On Thursday, Pichai emailed to staff, admitting they did not always do things right in the past and apologizing for what happened. Plus, he claimed there’re changes to make.

The email continued, saying the firm will no longer conduct arbitration for sexual misconducts accusations; plus, it will improve the investigation process, public information of sexual misconducts and results, as well as better support people that come forward.

Yet, some people still criticize the giant for failing to solve the exit package problem and ignoring employees’ demand for improving their rights. They say the commitments were not enough.

The employees demanded that forced arbitration be ended. Forced arbitration is a common practice in corporations in which complaints from employees are pushed to secretive hearings by HR departments. This allows the companies to silence the victims using non-disclosure arrangements, avoid publicizing labor violations and protect various offenders. Since Uber’s former engineer Susan Fowler spoke out about sexual harassment last year, this system has been put under more severe inspection.

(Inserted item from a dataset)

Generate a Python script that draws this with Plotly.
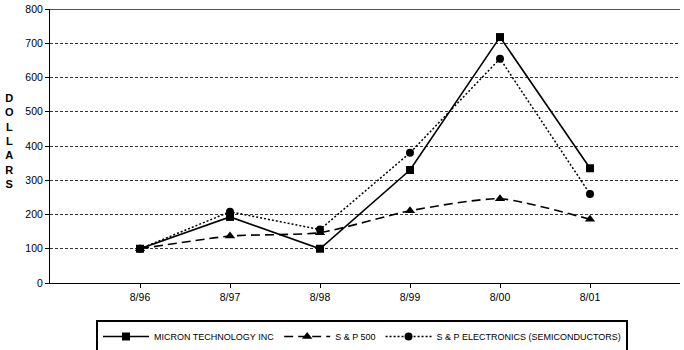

According to Pichai, arbitration will now be optional for sexual harassment claims and individual sexual harassment, but employees can still keep their claims secretive if they want. This is opposite to what Google did earlier this year when Loretta Lee filed a lawsuit, accusing the “bro-culture” of enabling daily harassment that involved pranks, obscene comments, or even physical violence; the company at that time tried to turn the claim to private arbitration.

The CEO added that Google will apply investigations as well as disciplinary actions, there will also be “one dedicated site” providing “live support” for staff with complaints. Plus, Google will take better care of its employees, which will include career support, counseling and a support person.

The walkout originally asked for a transparent, uniform, globally inclusive process for safe anonymous reports on sexual misconducts and the process should start applying with contractors too.

A group of labor organizers, The Tech Workers Coalition, including Google employees said about Pichai’s email that TVCs (temps, vendors, and contractors) remain left out of the sexual harassment issue.

The coalition continued by pointing out TVCs did not receive Pichai’s mail and were not included in a town-hall discussion. It stressed that for a company aiming to innovate, this discrimination among different labor groups illustrates Google’s lack of vision for considering all workforce equally.

Pichai was also criticized for ignoring the demand for having an employee representative in the company’s board.

On Thursday afternoon, the organizers of the walkout called for more actions from the executives, they said Google must solve the systemic discrimination and racism problem, including not only sexual harassment but also rates of promotion and pay equity.

Stephanie Parker, an organizer added that the company needs to give contractors that most are Black and Brown women full rights and protections.

Previously, the firm said it ended its gender pay gap.

As indicated by the company, most employees at Google are white, Asian and male. Among leaders, black accounts for 2%, Latino 1.8%, and women make up 25.5%.

In terms of contractors, a spokesman mentioned Pichai’s statement saying Google investigate every case in which a TVC complain about an employee. A somewhat called “code of conduct” also demand Google suppliers to commit to detect, address and improve a diverse culture and include every labor group in all aspect of workplace management.